## Set task
Locate all lines in the data below that hold "this" and show them.
[START OF Task material]
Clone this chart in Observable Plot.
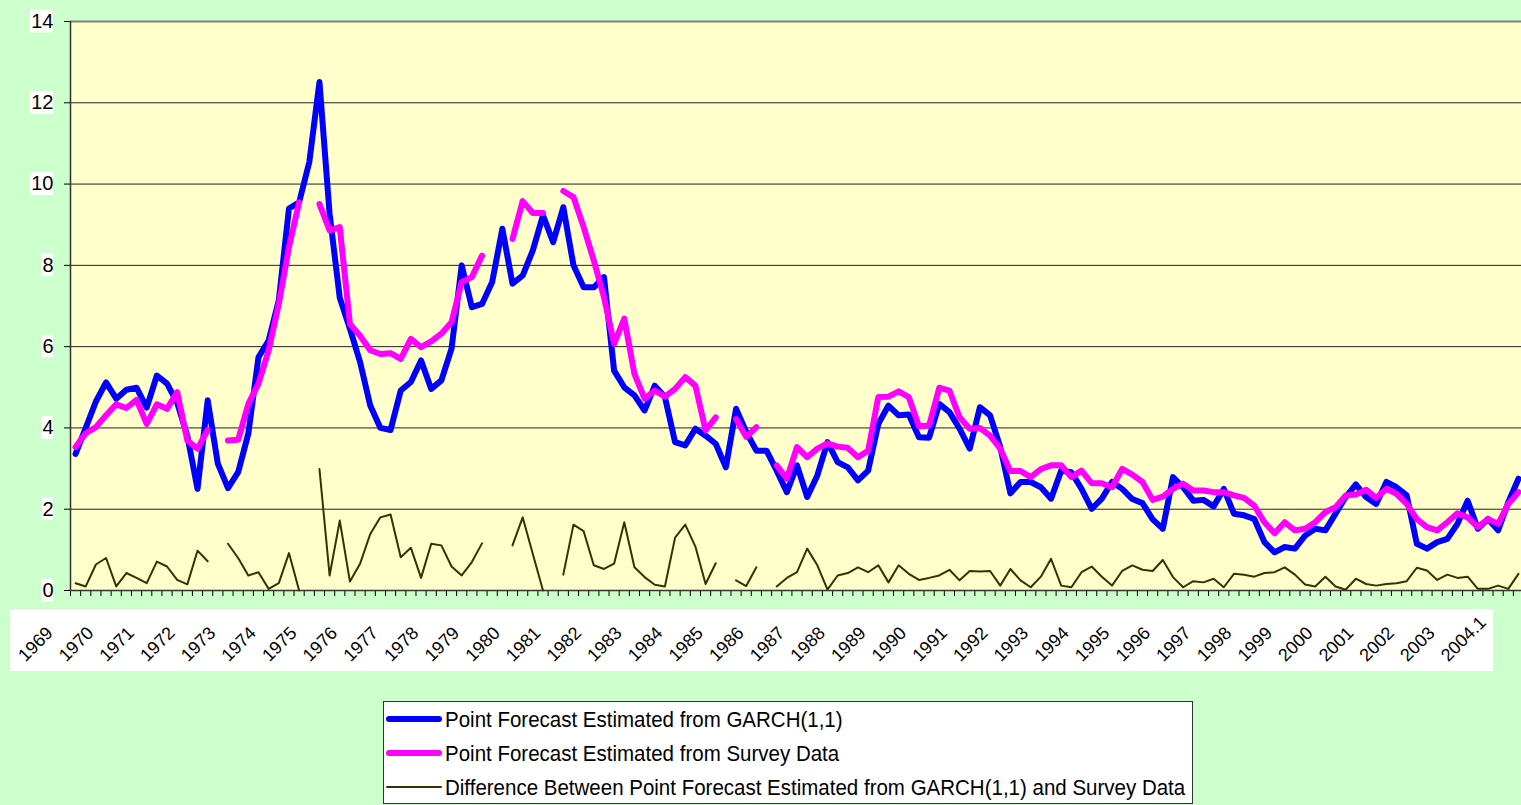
<!DOCTYPE html>
<html><head><meta charset="utf-8">
<script src="https://cdn.jsdelivr.net/npm/d3@7"></script>
<script src="https://cdn.jsdelivr.net/npm/@observablehq/plot@0.6"></script>
<style>
html,body{margin:0;padding:0;background:#CCFFCC;overflow:hidden;width:1521px;height:805px;}
#wrap{position:relative;width:1521px;height:805px;}
#band{position:absolute;left:10px;top:609px;width:1483px;height:62px;background:#fff;}
#chart{position:absolute;left:0;top:0;}
#legend{position:absolute;left:383px;top:701px;width:808px;height:101px;background:#fff;border:1px solid #333;font-family:"Liberation Sans",Arial,sans-serif;font-size:20.5px;color:#000;}
.row{position:absolute;left:0;height:34px;display:flex;align-items:center;}
.swatch{display:inline-block;width:56px;margin-left:2px;border-radius:3px;}
.lbl{margin-left:3px;white-space:nowrap;display:inline-block;transform:scaleY(1.1);}
</style></head>
<body><div id="wrap"><div id="band"></div><div id="chart"></div><div id="legend"></div></div>
<script>
// Quarterly observations, 1969.1 ... 2004.3 (index = quarter number)
const tickLabels = ["1969","1970","1971","1972","1973","1974","1975","1976","1977","1978","1979","1980","1981","1982","1983","1984","1985","1986","1987","1988","1989","1990","1991","1992","1993","1994","1995","1996","1997","1998","1999","2000","2001","2002","2003","2004.1"];

const garch = [3.36,4.0,4.65,5.12,4.72,4.94,4.99,4.5,5.29,5.09,
4.62,3.8,2.5,4.68,3.12,2.52,2.91,3.86,5.74,6.15,
7.14,9.4,9.55,10.54,12.51,9.27,7.2,6.44,5.62,4.55,
4.0,3.95,4.92,5.13,5.66,4.96,5.17,5.95,8.0,6.97,
7.05,7.59,8.9,7.55,7.75,8.37,9.23,8.57,9.43,8.0,
7.46,7.46,7.71,5.41,5.0,4.8,4.43,5.04,4.76,3.65,
3.57,3.98,3.81,3.61,3.03,4.47,3.9,3.44,3.44,2.95,
2.42,3.08,2.30,2.83,3.65,3.16,3.03,2.71,2.95,4.10,
4.55,4.31,4.33,3.77,3.76,4.59,4.39,3.98,3.49,4.51,
4.31,3.53,2.39,2.67,2.67,2.54,2.26,2.95,2.91,2.50,
2.01,2.26,2.67,2.50,2.25,2.15,1.75,1.52,2.79,2.54,
2.21,2.23,2.07,2.50,1.89,1.85,1.76,1.19,0.94,1.07,
1.03,1.35,1.52,1.48,1.89,2.30,2.61,2.30,2.13,2.67,
2.54,2.34,1.15,1.03,1.19,1.27,1.64,2.21,1.52,1.76,
1.48,2.17,2.75];

const survey = [3.53,3.87,4.02,4.31,4.58,4.49,4.69,4.10,4.58,4.47,
4.88,3.69,3.49,3.95,null,3.69,3.71,4.59,5.09,5.91,
7.05,8.45,9.55,null,9.51,8.86,8.94,6.56,6.27,5.91,
5.82,5.84,5.70,6.19,5.99,6.13,6.32,6.60,7.59,7.71,
8.24,null,null,8.65,9.58,9.29,9.29,null,9.83,9.68,
8.94,8.12,7.22,6.07,6.69,5.33,4.72,4.92,4.77,4.96,
5.25,5.04,3.94,4.26,null,4.22,3.78,4.02,null,3.08,
2.75,3.53,3.28,3.49,3.62,3.54,3.51,3.28,3.44,4.76,
4.77,4.90,4.76,4.04,4.06,4.99,4.92,4.26,3.98,4.00,
3.81,3.49,2.94,2.94,2.79,2.99,3.08,3.08,2.79,2.95,
2.64,2.64,2.54,2.99,2.85,2.67,2.23,2.31,2.50,2.63,
2.46,2.46,2.42,2.42,2.34,2.28,2.09,1.68,1.41,1.68,
1.48,1.52,1.68,1.93,2.05,2.34,2.36,2.48,2.28,2.50,
2.38,2.13,1.76,1.56,1.48,1.68,1.90,1.80,1.56,1.76,
1.64,2.13,2.42];

const diff = [0.18,0.10,0.64,0.80,0.10,0.43,0.31,0.18,0.71,0.59,
0.26,0.15,0.98,0.72,null,1.15,0.80,0.37,0.45,0.04,
0.18,0.92,0.0,null,2.99,0.37,1.72,0.22,0.66,1.39,
1.80,1.87,0.82,1.05,0.31,1.15,1.11,0.59,0.37,0.70,
1.16,null,null,1.11,1.80,0.90,0.0,null,0.39,1.62,
1.46,0.62,0.53,0.66,1.68,0.57,0.33,0.14,0.10,1.30,
1.62,1.08,0.16,0.67,null,0.25,0.11,0.57,null,0.10,
0.31,0.45,1.03,0.62,0.02,0.37,0.43,0.57,0.45,0.62,
0.20,0.62,0.41,0.26,0.31,0.37,0.51,0.25,0.48,0.47,
0.48,0.12,0.53,0.25,0.08,0.34,0.78,0.12,0.08,0.45,
0.59,0.34,0.12,0.48,0.62,0.51,0.48,0.75,0.33,0.08,
0.23,0.20,0.29,0.08,0.41,0.39,0.34,0.43,0.45,0.57,
0.39,0.15,0.10,0.34,0.10,0.02,0.29,0.16,0.12,0.16,
0.18,0.23,0.56,0.49,0.26,0.39,0.31,0.34,0.04,0.04,
0.12,0.04,0.41];

const yTicks = [0,2,4,6,8,10,12,14];

const seriesNames = [
  "Point Forecast Estimated from GARCH(1,1)",
  "Point Forecast Estimated from Survey Data",
  "Difference Between Point Forecast Estimated from GARCH(1,1) and Survey Data"
];
const seriesColors = ["#0000FF", "#FF00FF", "#333300"];
const seriesWidths = [6, 6, 2];

const N = garch.length;
const toRows = arr => arr.map((v, i) => ({i, v: v == null ? NaN : v}));
const boundaries = Array.from({length: N + 1}, (_, k) => k - 0.5);
const wide = yTicks.filter(t => t >= 10);
const narrow = yTicks.filter(t => t < 10);

const chart = Plot.plot({
  width: 1521,
  height: 700,
  marginTop: 21,
  marginBottom: 110,
  marginLeft: 70,
  marginRight: 0,
  style: {background: "transparent", overflow: "visible", fontFamily: "'Liberation Sans', Arial, sans-serif", fontSize: "20px", color: "#000"},
  x: {domain: [-0.5, 142.3], ticks: boundaries, tickSize: 6, tickFormat: () => "", label: null},
  y: {domain: [0, 14], ticks: yTicks, tickSize: 6, tickFormat: () => "", label: null},
  marks: [
    Plot.frame({fill: "#FFFFCC", stroke: "none"}),
    Plot.ruleY(yTicks.filter(t => t > 0 && t < 14), {stroke: "#222", strokeWidth: 1}),
    Plot.ruleY([14], {stroke: "#808080", strokeWidth: 2}),
    Plot.ruleY([0], {stroke: "#333", strokeWidth: 1.5}),
    Plot.ruleX([-0.5], {stroke: "#333", strokeWidth: 1.5}),
    Plot.rect(wide, {y1: d => d - 0.28, y2: d => d + 0.28, fill: "white", insetLeft: -40, insetRight: 1468}),
    Plot.rect(narrow, {y1: d => d - 0.28, y2: d => d + 0.28, fill: "white", insetLeft: -29, insetRight: 1468}),
    Plot.text(yTicks, {y: d => d, text: d => String(d), frameAnchor: "left", dx: -17, textAnchor: "end", fontSize: 20, fill: "#000"}),
    Plot.line(toRows(garch), {x: "i", y: "v", stroke: seriesColors[0], strokeWidth: seriesWidths[0], strokeLinejoin: "round", strokeLinecap: "round"}),
    Plot.line(toRows(survey), {x: "i", y: "v", stroke: seriesColors[1], strokeWidth: seriesWidths[1], strokeLinejoin: "round", strokeLinecap: "round"}),
    Plot.line(toRows(diff), {x: "i", y: "v", stroke: seriesColors[2], strokeWidth: seriesWidths[2], strokeLinejoin: "round"}),
    Plot.text(tickLabels, {x: (d, k) => k * 4, text: d => d, frameAnchor: "bottom", rotate: -45, textAnchor: "start", lineAnchor: "bottom", dx: -50, dy: 72, fontSize: 18, fill: "#000"})
  ]
});
document.getElementById("chart").appendChild(chart);

const legend = document.getElementById("legend");
seriesNames.forEach((name, k) => {
  const row = document.createElement("div");
  row.className = "row";
  row.style.top = (k * 34) + "px";
  const sw = document.createElement("span");
  sw.className = "swatch";
  sw.style.height = seriesWidths[k] + "px";
  sw.style.background = seriesColors[k];
  const lb = document.createElement("span");
  lb.className = "lbl";
  lb.textContent = name;
  row.appendChild(sw);
  row.appendChild(lb);
  legend.appendChild(row);
});
</script>
</body></html>
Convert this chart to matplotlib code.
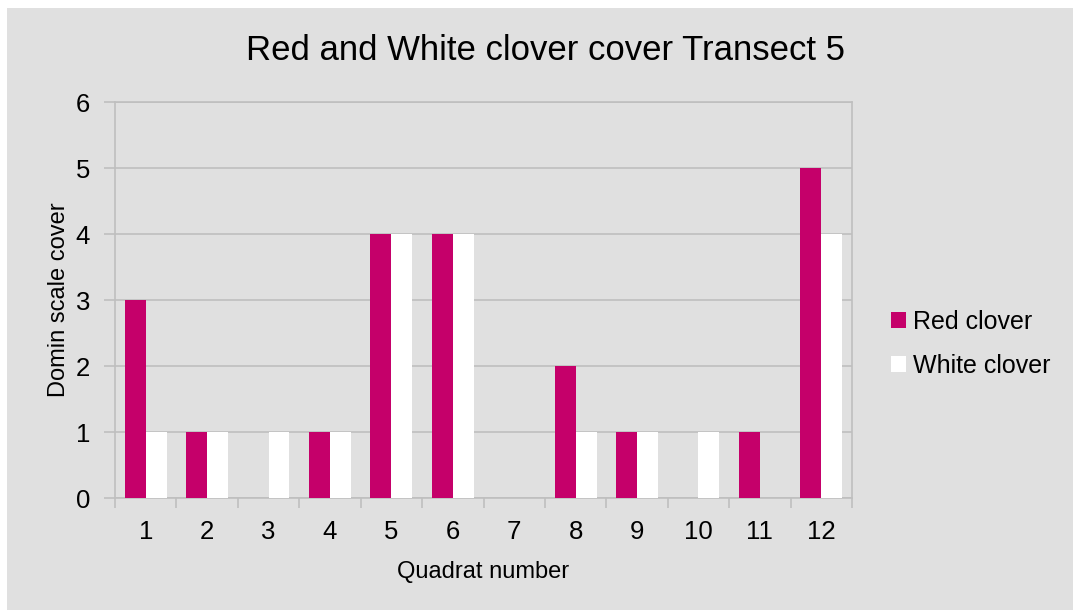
import numpy as np
import matplotlib.pyplot as plt
from matplotlib.patches import Rectangle

quadrats = ["1", "2", "3", "4", "5", "6", "7", "8", "9", "10", "11", "12"]
red_clover = [3, 1, 0, 1, 4, 4, 0, 2, 1, 0, 1, 5]
white_clover = [1, 1, 1, 1, 4, 4, 0, 1, 1, 1, 0, 4]

plt.rcParams['font.family'] = ['Liberation Sans', 'DejaVu Sans']

bg = "#e0e0e0"
grid = "#bfbfbf"
red = "#c5006a"

fig = plt.figure(figsize=(10.73, 6.10), dpi=100)
fig.patch.set_facecolor("white")
fig.patches.append(Rectangle((7 / 1073, 0), 1, 1 - 8 / 610, transform=fig.transFigure,
                             facecolor=bg, edgecolor="none", zorder=-10))

ax = fig.add_axes([115 / 1073, 1 - 498 / 610, (852 - 115) / 1073, (498 - 102) / 610])
ax.set_facecolor(bg)

x = np.arange(1, len(quadrats) + 1)
w = 0.34
ax.bar(x - w / 2, red_clover, w, color=red, label="Red clover", zorder=3)
ax.bar(x + w / 2, white_clover, w, color="white", label="White clover", zorder=3)

ax.set_xlim(0.5, len(quadrats) + 0.5)
ax.set_ylim(0, 6)
ax.set_yticks(range(0, 7))
ax.set_xticks(x)
ax.set_xticklabels(quadrats)
ax.set_xticks(np.arange(0.5, len(quadrats) + 1, 1), minor=True)
ax.tick_params(axis="x", which="major", length=0, labelsize=18.5, pad=16)
ax.tick_params(axis="x", which="minor", length=7, color=grid, width=1.2)
ax.tick_params(axis="y", length=8, color=grid, width=1.2, labelsize=18.5, pad=10)
ax.yaxis.grid(True, color=grid, linewidth=1.2, zorder=0)
for s in ax.spines.values():
    s.set_color(grid)
    s.set_linewidth(1.2)

fig.text(545 / 1073, 1 - 50 / 610, "Red and White clover cover Transect 5",
         fontsize=25, ha="center", va="center")
ax.set_xlabel("Quadrat number", fontsize=17, labelpad=12)
ax.set_ylabel("Domin scale cover", fontsize=17, labelpad=4)

ax.legend(loc="center left", bbox_to_anchor=(1.022, 0.39), frameon=False, fontsize=18,
          handlelength=0.6, handleheight=0.6, handletextpad=0.3, labelspacing=0.8)

fig.savefig("out.png", dpi=100, facecolor=fig.get_facecolor())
[END OF Task material]
## Task output
Clone this chart in Observable Plot.
Convert this chart to matplotlib code.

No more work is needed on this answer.